As Pandemic Savings Dwindle, Will Americans Return to the Workforce?

New York, NY, December 20, 2021-With the great American savings boom coming to an end, will the great American labor shortage now ease? asks the Wall Street Journal.

“Federal Reserve Chairman Jerome Powell said last week that booming stock markets, home prices and savings are probably leading some people to stay home rather than return to work, with perhaps some couples moving from dual- to single-income households. That is consistent with past research showing that willingness to work depends on one’s finances. If so, then the labor force may get a boost as those savings are whittled down.

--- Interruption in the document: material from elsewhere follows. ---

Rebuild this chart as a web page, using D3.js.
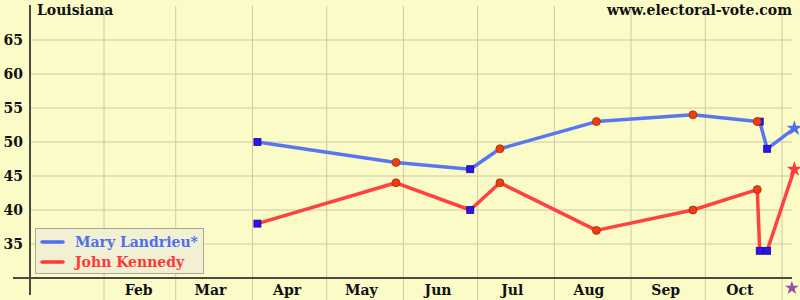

“After the Covid-19 pandemic hit the U.S. in March 2020, Congress responded with three separate rounds of stimulus checks of as much as $1,200, $600 and $1,400 per person; enhanced jobless benefits of as much as $600 extra per week; and a boost in the 2021 child tax credit by as much as $1,600 per child. The government also suspended monthly student-debt payments for households from March 2020 through early next year.

“The personal saving rate-the share of disposable income households sock away each month, at an annual rate-hit an all-time high of 33.8% in April 2020, up from 8.3% in February 2020, and remained elevated through this summer, Commerce Department data show.

“While the rate has since dropped, households have nonetheless built up a $2.7 trillion stock of ‘excess savings’-the amount above what they would have had there been no pandemic-as of Sept. 30, 2021, according to Moody’s Analytics. For households that earned between roughly $45,000 and $69,000, the typical family’s checking account rose by more than half between January 2020 and this spring to above $3,000, according to the JPMorgan Chase Institute.

“Meanwhile, home prices and stocks have soared, in part because of stimulus from the Fed. From the start of 2020 through Sept. 30 this year, U.S. households’ total assets soared 22% to nearly $163 trillion, Fed data show.

“At the same time, the labor-force participation rate fell sharply and has remained stubbornly low. At 61.8% in November, it was 1.5 percentage points below its pre-pandemic level. Many older workers retired early. But even among prime-age workers-those between 25 and 54-participation remains down more than a percentage point.

“Some economists believe the extra cash is one reason for this. In part, that is based on research showing declines in wealth seem to have had the opposite effect. Falling housing and stock values from 2006 and 2010 led many who otherwise would have fallen out of the labor force to stay in, according to the Federal Reserve Bank of Chicago. The study found that participation was 0.7 percentage point higher than otherwise as a result.”